But hey, I am not going to tell the entire story and rob you of the joy of reading the book from cover to cover. Since the author was born in 1947 and came from Karachi to Bombay on a steamship in 1948, she can easily be called a midnight child who moved with millions and grew up with a feeling that partition stole their land, language, and culture. As a historian who has studied Sindhis’ life, spent countless hours researching their status in squalid hamlets, and interacted with both the poor and the prosperous in her community, Mrs Anand has a thing or two to tell the new generation of Sindhis. This book is a sort of catharsis for her. Writing has a therapeutic impact. She must have felt this wonderful feeling a writer gets after finishing a book, a labour of love.

Though she talks about the trauma that partition carried (she obviously is not saying what the other side suffered as that was beyond the scope of this novel), she does not preach enmity or animosity against those who occupied homes, courtyards, orchards, factories, farms, and gardens vacated by her community members. This message of harmony and human bond is beautifully hammered home through an episode in the tale. Post-Sheila’s death, her niece Sonia, a journalist, reaches Karachi, looking for Salim, Sheila’s neighbour. She hands over half of the unicorn Sheila had kept carefully to Salim. Salim, now old and fragile, brings out the other half of the unicorn and joins them before they together bury them where the gate once stood.
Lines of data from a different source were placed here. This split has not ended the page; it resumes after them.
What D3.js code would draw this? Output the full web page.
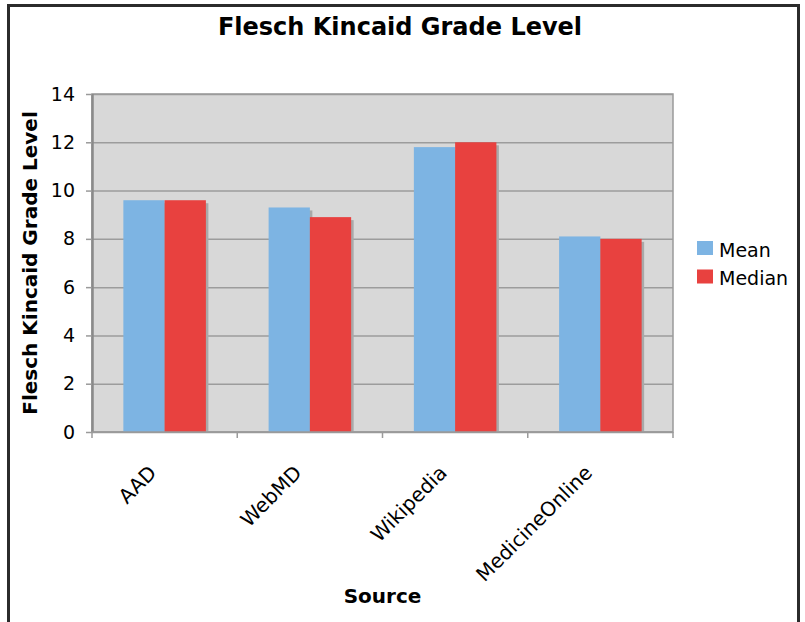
<!DOCTYPE html>
<html>
<head>
<meta charset="utf-8">
<script src="https://cdn.jsdelivr.net/npm/d3@7"></script>
<style>
  body { margin: 0; background: #fff; }
  text { font-family: "DejaVu Sans", Verdana, sans-serif; }
</style>
</head>
<body>
<div id="chart"></div>
<script>
var canvasWidth = 805;
var canvasHeight = 622;

/*Chart data*/
var sources = ["AAD", "WebMD", "Wikipedia", "MedicineOnline"];
var seriesNames = ["Mean", "Median"];
var meanValues = [9.6, 9.3, 11.8, 8.1];
var medianValues = [9.6, 8.9, 12.0, 8.0];
var yTicks = [0, 2, 4, 6, 8, 10, 12, 14];

var data = sources.map(function (s, i) {
    return {source: s, values: [{key: "Mean", value: meanValues[i]}, {key: "Median", value: medianValues[i]}]};
});

var svg = d3.select("div#chart").append("svg")
    .attr("width", canvasWidth)
    .attr("height", canvasHeight);

/*Outer frame*/
svg.append("rect")
    .attr("x", 8.5).attr("y", 5.5)
    .attr("width", 790).attr("height", 640)
    .attr("fill", "#fff")
    .attr("stroke", "#2b2b2b")
    .attr("stroke-width", 3);

/*Plot area*/
var plot = {left: 92, top: 94, right: 673, bottom: 432};
var width = plot.right - plot.left;
var height = plot.bottom - plot.top;

var container = svg.append("g")
    .attr("transform", "translate(" + plot.left + "," + plot.top + ")");

var yScale = d3.scaleLinear().domain([0, 14]).range([height, 0]);
var xScale = d3.scaleBand().domain(sources).range([0, width]).padding(0);
var xInner = d3.scaleBand().domain(seriesNames).range([0, xScale.bandwidth()])
    .paddingInner(0).paddingOuter(0.76);
var color = d3.scaleOrdinal().domain(seriesNames).range(["#7db4e3", "#e8413f"]);

container.append("rect")
    .attr("width", width)
    .attr("height", height)
    .attr("fill", "#d8d8d8");

/*Y gridlines*/
container.append("g")
    .call(d3.axisLeft(yScale).tickValues(yTicks).tickSize(-width).tickFormat(""))
    .call(function (g) { g.select(".domain").remove(); })
    .selectAll("line")
    .attr("stroke", "#9c9c9c")
    .attr("stroke-width", 1.5);

/*Plot border*/
container.append("rect")
    .attr("width", width)
    .attr("height", height)
    .attr("fill", "none")
    .attr("stroke", "#9a9a9a")
    .attr("stroke-width", 1.5);

container.append("line")
    .attr("x1", 0.5).attr("x2", 0.5)
    .attr("y1", 0).attr("y2", height)
    .attr("stroke", "#8a8a8a")
    .attr("stroke-width", 2.5);

/*Bars*/
var groups = container.selectAll(".group")
    .data(data)
    .join("g")
    .attr("class", "group")
    .attr("transform", function (d) { return "translate(" + xScale(d.source) + ",0)"; });

groups.selectAll(".shadow")
    .data(function (d) { return d.values; })
    .join("rect")
    .attr("class", "shadow")
    .attr("x", function (d) { return xInner(d.key) + 2.5; })
    .attr("y", function (d) { return yScale(d.value) + 3; })
    .attr("width", xInner.bandwidth())
    .attr("height", function (d) { return height - yScale(d.value) - 3; })
    .attr("fill", "#a9a9a9");

groups.selectAll(".bar")
    .data(function (d) { return d.values; })
    .join("rect")
    .attr("class", "bar")
    .attr("x", function (d) { return xInner(d.key); })
    .attr("y", function (d) { return yScale(d.value); })
    .attr("width", xInner.bandwidth())
    .attr("height", function (d) { return height - yScale(d.value); })
    .attr("fill", function (d) { return color(d.key); });

/*Y axis*/
container.append("g")
    .call(d3.axisLeft(yScale).tickValues(yTicks).tickSize(6).tickPadding(11))
    .call(function (g) { g.select(".domain").remove(); })
    .call(function (g) {
        g.selectAll("line").attr("stroke", "#9a9a9a").attr("stroke-width", 1.5);
        g.selectAll("text")
            .attr("fill", "#000")
            .style("font-size", "19px")
            .style("font-family", "DejaVu Sans");
    });

/*X axis*/
container.append("line")
    .attr("x1", 0).attr("x2", width)
    .attr("y1", height).attr("y2", height)
    .attr("stroke", "#9a9a9a")
    .attr("stroke-width", 1.5);

container.selectAll(".xtick")
    .data(sources.concat(["end"]))
    .join("line")
    .attr("class", "xtick")
    .attr("x1", function (d) { return d === "end" ? width : xScale(d); })
    .attr("x2", function (d) { return d === "end" ? width : xScale(d); })
    .attr("y1", height)
    .attr("y2", height + 6)
    .attr("stroke", "#9a9a9a")
    .attr("stroke-width", 1.5);

container.append("g")
    .attr("transform", "translate(0," + height + ")")
    .call(d3.axisBottom(xScale).tickSize(0))
    .call(function (g) {
        g.select(".domain").remove();
        g.selectAll("text")
            .attr("x", 0).attr("y", 0).attr("dy", 0)
            .attr("transform", "translate(-7,42) rotate(-45)")
            .style("text-anchor", "end")
            .attr("fill", "#000")
            .style("font-size", "20px")
            .style("font-family", "DejaVu Sans");
    });

/*Titles*/
svg.append("text")
    .attr("x", 400)
    .attr("y", 35)
    .attr("text-anchor", "middle")
    .style("font-size", "24px")
    .style("font-weight", "bold")
    .text("Flesch Kincaid Grade Level");

svg.append("text")
    .attr("transform", "translate(37," + (plot.top + height / 2) + ") rotate(-90)")
    .attr("text-anchor", "middle")
    .style("font-size", "20px")
    .style("font-weight", "bold")
    .text("Flesch Kincaid Grade Level");

svg.append("text")
    .attr("x", plot.left + width / 2)
    .attr("y", 603)
    .attr("text-anchor", "middle")
    .style("font-size", "20px")
    .style("font-weight", "bold")
    .text("Source");

/*Legend*/
var legend = svg.append("g")
    .attr("transform", "translate(697,241)");

var legendItems = legend.selectAll(".item")
    .data(seriesNames)
    .join("g")
    .attr("class", "item")
    .attr("transform", function (d, i) { return "translate(0," + (i * 28.5) + ")"; });

legendItems.append("rect")
    .attr("width", 16)
    .attr("height", 14)
    .attr("fill", function (d) { return color(d); });

legendItems.append("text")
    .attr("x", 22)
    .attr("y", 15.5)
    .style("font-size", "19px")
    .text(function (d) { return d; });
</script>
</body>
</html>
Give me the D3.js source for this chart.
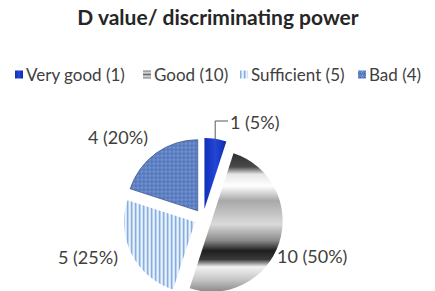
<!DOCTYPE html>
<html>
<head>
<meta charset="utf-8">
<script src="https://cdn.jsdelivr.net/npm/d3@7"></script>
<style>
  body { margin: 0; background: #fff; }
  text { font-family: Lato, "Open Sans", sans-serif; }
</style>
</head>
<body>
<svg id="chart"></svg>
<script>
// data
const categories = ['Very good', 'Good', 'Sufficient', 'Bad'];
const counts = [1, 10, 5, 4];
const percents = ['5%', '50%', '25%', '20%'];
const title = 'D value/ discriminating power';

const width = 435, height = 291;
const svg = d3.select('#chart').attr('width', width).attr('height', height);
const defs = svg.append('defs');

// fills
const vg = defs.append('linearGradient').attr('id', 'fill0')
  .attr('x1', 0).attr('x2', 1).attr('y1', 0).attr('y2', 0);
vg.append('stop').attr('offset', 0).attr('stop-color', '#0f2fb8');
vg.append('stop').attr('offset', 0.5).attr('stop-color', '#2446d6');
vg.append('stop').attr('offset', 1).attr('stop-color', '#0c2aa8');

const cx = 203, cy = 218, r = 71, explode = 9;

const good = defs.append('linearGradient').attr('id', 'fill1')
  .attr('gradientUnits', 'userSpaceOnUse')
  .attr('x1', 0).attr('x2', 0).attr('y1', 145 - cy).attr('y2', 292 - cy);
[[0, '#242424'], [0.13, '#4a4a4a'], [0.18, '#e6e6e6'], [0.26, '#ffffff'],
 [0.36, '#a8a8a8'], [0.52, '#dadada'], [0.63, '#8c8c8c'], [0.7, '#1e1e1e'],
 [0.76, '#3a3a3a'], [0.81, '#f2f2f2'], [0.9, '#c4c4c4'], [1, '#7a7a7a']]
  .forEach(([o, c]) => good.append('stop').attr('offset', o).attr('stop-color', c));

// legend swatch for good uses its own bounding-box gradient
const goodKey = defs.append('linearGradient').attr('id', 'fill1key')
  .attr('x1', 0).attr('x2', 0).attr('y1', 0).attr('y2', 1);
[[0, '#7a7a7a'], [0.3, '#e0e0e0'], [0.5, '#6a6a6a'], [0.7, '#e0e0e0'], [1, '#7a7a7a']]
  .forEach(([o, c]) => goodKey.append('stop').attr('offset', o).attr('stop-color', c));

const suf = defs.append('pattern').attr('id', 'fill2')
  .attr('patternUnits', 'userSpaceOnUse').attr('width', 4).attr('height', 4);
suf.append('rect').attr('width', 4).attr('height', 4).attr('fill', '#c3d9f1');
suf.append('rect').attr('x', 0).attr('width', 1.2).attr('height', 4).attr('fill', '#86ade0');
suf.append('rect').attr('x', 2.3).attr('width', 1).attr('height', 4).attr('fill', '#ffffff');

const bad = defs.append('pattern').attr('id', 'fill3')
  .attr('patternUnits', 'userSpaceOnUse').attr('width', 4).attr('height', 4);
bad.append('rect').attr('width', 4).attr('height', 4).attr('fill', '#5f82c4');
bad.append('rect').attr('x', 0).attr('y', 0).attr('width', 1).attr('height', 1).attr('fill', '#8aa6d8');
bad.append('rect').attr('x', 2).attr('y', 2).attr('width', 1).attr('height', 1).attr('fill', '#4566ad');
bad.append('rect').attr('x', 3).attr('y', 1).attr('width', 1).attr('height', 1).attr('fill', '#7c9bd2');
bad.append('rect').attr('x', 1).attr('y', 3).attr('width', 1).attr('height', 1).attr('fill', '#4a6cb2');

// title
svg.append('text')
  .attr('x', 218).attr('y', 25)
  .attr('text-anchor', 'middle')
  .attr('font-size', 21).attr('font-weight', 'bold')
  .attr('fill', '#262626')
  .text(title);

// legend
const legendX = [15, 143, 240, 358];
const keyFill = ['url(#fill0)', 'url(#fill1key)', 'url(#fill2)', 'url(#fill3)'];
const legend = svg.append('g');
categories.forEach((c, i) => {
  const g = legend.append('g').attr('transform', `translate(${legendX[i]},75)`);
  g.append('rect').attr('x', 0).attr('y', -4.5).attr('width', 8).attr('height', 8)
    .attr('fill', keyFill[i]);
  g.append('text').attr('x', 11).attr('y', 5.5)
    .attr('font-size', 17).attr('fill', '#404040')
    .text(`${c} (${counts[i]})`);
});

// pie
const pie = d3.pie().sort(null).value(d => d);
const arcs = pie(counts);
const arc = d3.arc().innerRadius(0).outerRadius(r);

const offset = d => {
  const a = (d.startAngle + d.endAngle) / 2;
  return [explode * Math.sin(a), -explode * Math.cos(a)];
};

const pieG = svg.append('g').attr('transform', `translate(${cx},${cy})`);
pieG.selectAll('path.slice')
  .data(arcs)
  .join('path')
  .attr('class', 'slice')
  .attr('transform', d => `translate(${offset(d)})`)
  .attr('d', arc)
  .attr('fill', (d, i) => `url(#fill${i})`)
  .attr('stroke', (d, i) => i === 3 ? '#3d5a94' : 'none')
  .attr('stroke-width', 0.8);

// data labels
const labelPos = [[230, 129], [277, 263], [58, 264], [88, 144]];
arcs.forEach((d, i) => {
  svg.append('text')
    .attr('x', labelPos[i][0]).attr('y', labelPos[i][1])
    .attr('font-size', 18).attr('fill', '#404040')
    .text(`${counts[i]} (${percents[i]})`);
});

// leader line for the small slice
const d0 = arcs[0];
const [ox, oy] = offset(d0);
const a0 = (d0.startAngle + d0.endAngle) / 2;
const sx = cx + ox + (r - 2) * Math.sin(a0), sy = cy + oy - (r - 2) * Math.cos(a0);
svg.append('path')
  .attr('d', `M${sx},${sy} L${sx},121 L228,121`)
  .attr('fill', 'none').attr('stroke', '#595959').attr('stroke-width', 1);
</script>
</body>
</html>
Salim also accompanies Sonia to the ancient Indus River to immerse the ashes of Sheila. The readers carry home two strong messages.

Sheila and, by extension, all the Sindhis who were uprooted due to partition, do not harbour animosity against those whose forefathers might have joined the mobs which maimed innocent women and children and looted their properties. Another message is that the Sindhis urge for their homeland even today. This urge is described by the very fact that to fulfill Sheila’s will, her ashes are immersed in the timeless Indus River.

I have known Mrs Anand for over a decade. Much younger than her, I have enjoyed her hospitality, eaten Sindhi delicacies, including Koki, and accompanied her to the great spiritual and cultural centre that is coming up in Kutch, Gujarat. When complete and fully functional, this massive complex will be like the Vatican, Mecca, Kashi, Amritsar for the global Hindu Sindhis. For long Mrs Anand has shared this fascinating dream of a great centre to which Sindhis one day will flock to like moths do to light. Meanwhile, pick up this fascinating book and get immersed in the wonderful story she has spun.